Short task: Transcribe all of the data exactly. Omit the pictures.

Supplied information:
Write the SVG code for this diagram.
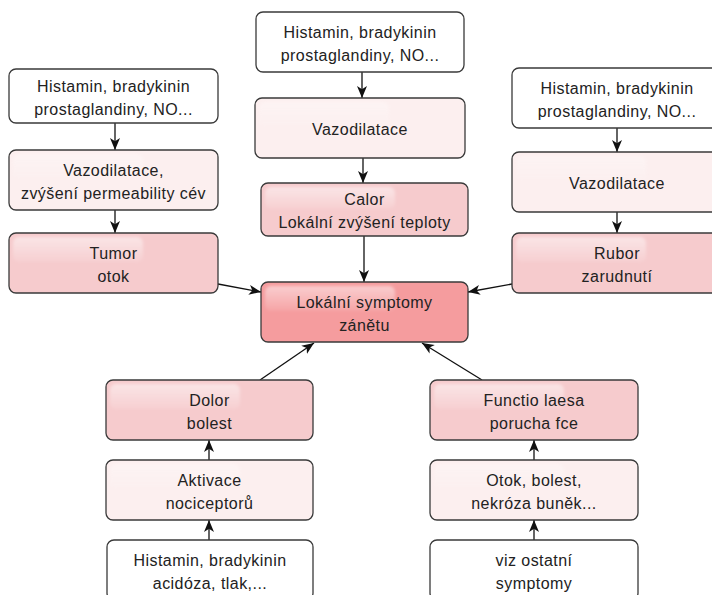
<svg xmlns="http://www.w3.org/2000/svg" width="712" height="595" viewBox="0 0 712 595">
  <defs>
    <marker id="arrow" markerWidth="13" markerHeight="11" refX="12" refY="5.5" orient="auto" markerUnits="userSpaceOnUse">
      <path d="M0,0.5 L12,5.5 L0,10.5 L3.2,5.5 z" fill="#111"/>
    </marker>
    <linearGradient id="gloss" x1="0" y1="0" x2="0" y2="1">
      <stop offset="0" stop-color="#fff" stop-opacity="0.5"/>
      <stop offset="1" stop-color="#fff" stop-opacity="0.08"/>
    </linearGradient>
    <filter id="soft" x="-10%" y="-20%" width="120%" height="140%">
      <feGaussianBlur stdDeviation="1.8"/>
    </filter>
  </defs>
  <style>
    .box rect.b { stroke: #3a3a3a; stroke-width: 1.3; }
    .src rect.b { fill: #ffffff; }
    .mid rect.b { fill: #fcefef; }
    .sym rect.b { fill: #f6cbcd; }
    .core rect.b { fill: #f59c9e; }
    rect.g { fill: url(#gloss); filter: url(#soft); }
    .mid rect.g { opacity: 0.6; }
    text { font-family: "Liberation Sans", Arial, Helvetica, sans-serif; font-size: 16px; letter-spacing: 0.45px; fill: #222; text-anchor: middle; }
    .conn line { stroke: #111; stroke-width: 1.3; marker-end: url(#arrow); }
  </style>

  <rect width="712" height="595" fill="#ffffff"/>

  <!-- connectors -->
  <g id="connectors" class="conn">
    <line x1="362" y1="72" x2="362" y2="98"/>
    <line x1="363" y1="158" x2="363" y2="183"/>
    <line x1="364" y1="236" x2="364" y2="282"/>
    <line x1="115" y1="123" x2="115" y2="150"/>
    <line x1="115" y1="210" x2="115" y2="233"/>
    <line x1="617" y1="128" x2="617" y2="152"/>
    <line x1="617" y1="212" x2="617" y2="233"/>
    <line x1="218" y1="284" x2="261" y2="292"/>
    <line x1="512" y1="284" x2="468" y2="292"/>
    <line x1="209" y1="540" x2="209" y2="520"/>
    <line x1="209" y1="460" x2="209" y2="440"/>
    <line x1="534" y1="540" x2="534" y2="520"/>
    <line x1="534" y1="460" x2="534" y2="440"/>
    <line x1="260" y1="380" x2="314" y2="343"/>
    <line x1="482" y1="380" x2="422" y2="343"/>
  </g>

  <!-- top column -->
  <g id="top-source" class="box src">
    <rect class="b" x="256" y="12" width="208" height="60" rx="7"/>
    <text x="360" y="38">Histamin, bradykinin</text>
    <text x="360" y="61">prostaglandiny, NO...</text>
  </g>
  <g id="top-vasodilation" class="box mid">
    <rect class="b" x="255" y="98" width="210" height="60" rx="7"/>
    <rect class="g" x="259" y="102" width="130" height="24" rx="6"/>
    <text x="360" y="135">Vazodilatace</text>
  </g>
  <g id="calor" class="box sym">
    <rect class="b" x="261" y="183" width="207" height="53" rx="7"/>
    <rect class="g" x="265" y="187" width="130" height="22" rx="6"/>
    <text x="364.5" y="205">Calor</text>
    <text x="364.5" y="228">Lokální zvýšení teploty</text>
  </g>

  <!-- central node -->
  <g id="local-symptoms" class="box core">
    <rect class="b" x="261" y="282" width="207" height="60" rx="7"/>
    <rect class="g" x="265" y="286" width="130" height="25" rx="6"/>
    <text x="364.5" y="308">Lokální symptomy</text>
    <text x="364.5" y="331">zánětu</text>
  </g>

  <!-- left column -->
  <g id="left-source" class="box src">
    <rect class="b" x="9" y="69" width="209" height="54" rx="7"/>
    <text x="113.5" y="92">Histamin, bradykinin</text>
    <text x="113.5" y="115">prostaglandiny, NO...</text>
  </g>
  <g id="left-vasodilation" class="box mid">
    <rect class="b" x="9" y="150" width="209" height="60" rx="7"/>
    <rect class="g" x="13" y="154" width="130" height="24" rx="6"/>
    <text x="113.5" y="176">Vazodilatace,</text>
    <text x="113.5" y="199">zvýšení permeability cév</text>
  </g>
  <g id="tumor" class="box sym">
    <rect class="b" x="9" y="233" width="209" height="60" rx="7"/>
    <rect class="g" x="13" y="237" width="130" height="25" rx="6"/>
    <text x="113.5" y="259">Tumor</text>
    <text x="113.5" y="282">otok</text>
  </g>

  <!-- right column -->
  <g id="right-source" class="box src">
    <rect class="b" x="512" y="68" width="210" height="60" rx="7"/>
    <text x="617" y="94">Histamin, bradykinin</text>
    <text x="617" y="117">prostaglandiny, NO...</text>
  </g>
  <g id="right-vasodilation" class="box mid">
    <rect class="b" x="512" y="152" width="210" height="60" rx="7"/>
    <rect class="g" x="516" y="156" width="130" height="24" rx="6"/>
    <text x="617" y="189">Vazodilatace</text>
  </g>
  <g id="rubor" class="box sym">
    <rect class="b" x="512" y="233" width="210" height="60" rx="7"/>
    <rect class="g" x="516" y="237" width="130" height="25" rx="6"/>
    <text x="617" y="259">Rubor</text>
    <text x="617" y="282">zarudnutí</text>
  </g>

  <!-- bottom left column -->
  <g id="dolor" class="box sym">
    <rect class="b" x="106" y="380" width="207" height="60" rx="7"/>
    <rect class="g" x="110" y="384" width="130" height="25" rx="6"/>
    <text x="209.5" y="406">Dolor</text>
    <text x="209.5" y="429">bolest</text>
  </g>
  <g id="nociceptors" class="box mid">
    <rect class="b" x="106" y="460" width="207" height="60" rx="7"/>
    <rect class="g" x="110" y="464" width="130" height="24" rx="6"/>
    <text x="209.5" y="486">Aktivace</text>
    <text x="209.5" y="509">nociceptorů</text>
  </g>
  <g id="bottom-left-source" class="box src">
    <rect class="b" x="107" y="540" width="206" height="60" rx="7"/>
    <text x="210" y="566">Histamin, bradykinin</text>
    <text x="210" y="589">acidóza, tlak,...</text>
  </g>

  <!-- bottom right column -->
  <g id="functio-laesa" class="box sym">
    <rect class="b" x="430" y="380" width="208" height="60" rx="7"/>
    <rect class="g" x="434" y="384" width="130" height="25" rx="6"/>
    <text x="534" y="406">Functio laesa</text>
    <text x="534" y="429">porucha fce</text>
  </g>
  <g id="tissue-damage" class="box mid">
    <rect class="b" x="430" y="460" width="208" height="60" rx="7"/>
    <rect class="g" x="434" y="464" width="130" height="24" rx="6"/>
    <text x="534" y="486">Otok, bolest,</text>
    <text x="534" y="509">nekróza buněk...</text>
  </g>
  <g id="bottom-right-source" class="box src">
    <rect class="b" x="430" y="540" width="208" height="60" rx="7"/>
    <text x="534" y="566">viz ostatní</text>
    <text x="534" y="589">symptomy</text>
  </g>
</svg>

Solved problem:
Write the SVG code for this diagram.
<svg xmlns="http://www.w3.org/2000/svg" width="712" height="595" viewBox="0 0 712 595">
  <defs>
    <marker id="arrow" markerWidth="13" markerHeight="11" refX="12" refY="5.5" orient="auto" markerUnits="userSpaceOnUse">
      <path d="M0,0.5 L12,5.5 L0,10.5 L3.2,5.5 z" fill="#111"/>
    </marker>
    <linearGradient id="gloss" x1="0" y1="0" x2="0" y2="1">
      <stop offset="0" stop-color="#fff" stop-opacity="0.5"/>
      <stop offset="1" stop-color="#fff" stop-opacity="0.08"/>
    </linearGradient>
    <filter id="soft" x="-10%" y="-20%" width="120%" height="140%">
      <feGaussianBlur stdDeviation="1.8"/>
    </filter>
  </defs>
  <style>
    .box rect.b { stroke: #3a3a3a; stroke-width: 1.3; }
    .src rect.b { fill: #ffffff; }
    .mid rect.b { fill: #fcefef; }
    .sym rect.b { fill: #f6cbcd; }
    .core rect.b { fill: #f59c9e; }
    rect.g { fill: url(#gloss); filter: url(#soft); }
    .mid rect.g { opacity: 0.6; }
    text { font-family: "Liberation Sans", Arial, Helvetica, sans-serif; font-size: 16px; letter-spacing: 0.45px; fill: #222; text-anchor: middle; }
    .conn line { stroke: #111; stroke-width: 1.3; marker-end: url(#arrow); }
  </style>

  <rect width="712" height="595" fill="#ffffff"/>

  <!-- connectors -->
  <g id="connectors" class="conn">
    <line x1="362" y1="72" x2="362" y2="98"/>
    <line x1="363" y1="158" x2="363" y2="183"/>
    <line x1="364" y1="236" x2="364" y2="282"/>
    <line x1="115" y1="123" x2="115" y2="150"/>
    <line x1="115" y1="210" x2="115" y2="233"/>
    <line x1="617" y1="128" x2="617" y2="152"/>
    <line x1="617" y1="212" x2="617" y2="233"/>
    <line x1="218" y1="284" x2="261" y2="292"/>
    <line x1="512" y1="284" x2="468" y2="292"/>
    <line x1="209" y1="540" x2="209" y2="520"/>
    <line x1="209" y1="460" x2="209" y2="440"/>
    <line x1="534" y1="540" x2="534" y2="520"/>
    <line x1="534" y1="460" x2="534" y2="440"/>
    <line x1="260" y1="380" x2="314" y2="343"/>
    <line x1="482" y1="380" x2="422" y2="343"/>
  </g>

  <!-- top column -->
  <g id="top-source" class="box src">
    <rect class="b" x="256" y="12" width="208" height="60" rx="7"/>
    <text x="360" y="38">Histamin, bradykinin</text>
    <text x="360" y="61">prostaglandiny, NO...</text>
  </g>
  <g id="top-vasodilation" class="box mid">
    <rect class="b" x="255" y="98" width="210" height="60" rx="7"/>
    <rect class="g" x="259" y="102" width="130" height="24" rx="6"/>
    <text x="360" y="135">Vazodilatace</text>
  </g>
  <g id="calor" class="box sym">
    <rect class="b" x="261" y="183" width="207" height="53" rx="7"/>
    <rect class="g" x="265" y="187" width="130" height="22" rx="6"/>
    <text x="364.5" y="205">Calor</text>
    <text x="364.5" y="228">Lokální zvýšení teploty</text>
  </g>

  <!-- central node -->
  <g id="local-symptoms" class="box core">
    <rect class="b" x="261" y="282" width="207" height="60" rx="7"/>
    <rect class="g" x="265" y="286" width="130" height="25" rx="6"/>
    <text x="364.5" y="308">Lokální symptomy</text>
    <text x="364.5" y="331">zánětu</text>
  </g>

  <!-- left column -->
  <g id="left-source" class="box src">
    <rect class="b" x="9" y="69" width="209" height="54" rx="7"/>
    <text x="113.5" y="92">Histamin, bradykinin</text>
    <text x="113.5" y="115">prostaglandiny, NO...</text>
  </g>
  <g id="left-vasodilation" class="box mid">
    <rect class="b" x="9" y="150" width="209" height="60" rx="7"/>
    <rect class="g" x="13" y="154" width="130" height="24" rx="6"/>
    <text x="113.5" y="176">Vazodilatace,</text>
    <text x="113.5" y="199">zvýšení permeability cév</text>
  </g>
  <g id="tumor" class="box sym">
    <rect class="b" x="9" y="233" width="209" height="60" rx="7"/>
    <rect class="g" x="13" y="237" width="130" height="25" rx="6"/>
    <text x="113.5" y="259">Tumor</text>
    <text x="113.5" y="282">otok</text>
  </g>

  <!-- right column -->
  <g id="right-source" class="box src">
    <rect class="b" x="512" y="68" width="210" height="60" rx="7"/>
    <text x="617" y="94">Histamin, bradykinin</text>
    <text x="617" y="117">prostaglandiny, NO...</text>
  </g>
  <g id="right-vasodilation" class="box mid">
    <rect class="b" x="512" y="152" width="210" height="60" rx="7"/>
    <rect class="g" x="516" y="156" width="130" height="24" rx="6"/>
    <text x="617" y="189">Vazodilatace</text>
  </g>
  <g id="rubor" class="box sym">
    <rect class="b" x="512" y="233" width="210" height="60" rx="7"/>
    <rect class="g" x="516" y="237" width="130" height="25" rx="6"/>
    <text x="617" y="259">Rubor</text>
    <text x="617" y="282">zarudnutí</text>
  </g>

  <!-- bottom left column -->
  <g id="dolor" class="box sym">
    <rect class="b" x="106" y="380" width="207" height="60" rx="7"/>
    <rect class="g" x="110" y="384" width="130" height="25" rx="6"/>
    <text x="209.5" y="406">Dolor</text>
    <text x="209.5" y="429">bolest</text>
  </g>
  <g id="nociceptors" class="box mid">
    <rect class="b" x="106" y="460" width="207" height="60" rx="7"/>
    <rect class="g" x="110" y="464" width="130" height="24" rx="6"/>
    <text x="209.5" y="486">Aktivace</text>
    <text x="209.5" y="509">nociceptorů</text>
  </g>
  <g id="bottom-left-source" class="box src">
    <rect class="b" x="107" y="540" width="206" height="60" rx="7"/>
    <text x="210" y="566">Histamin, bradykinin</text>
    <text x="210" y="589">acidóza, tlak,...</text>
  </g>

  <!-- bottom right column -->
  <g id="functio-laesa" class="box sym">
    <rect class="b" x="430" y="380" width="208" height="60" rx="7"/>
    <rect class="g" x="434" y="384" width="130" height="25" rx="6"/>
    <text x="534" y="406">Functio laesa</text>
    <text x="534" y="429">porucha fce</text>
  </g>
  <g id="tissue-damage" class="box mid">
    <rect class="b" x="430" y="460" width="208" height="60" rx="7"/>
    <rect class="g" x="434" y="464" width="130" height="24" rx="6"/>
    <text x="534" y="486">Otok, bolest,</text>
    <text x="534" y="509">nekróza buněk...</text>
  </g>
  <g id="bottom-right-source" class="box src">
    <rect class="b" x="430" y="540" width="208" height="60" rx="7"/>
    <text x="534" y="566">viz ostatní</text>
    <text x="534" y="589">symptomy</text>
  </g>
</svg>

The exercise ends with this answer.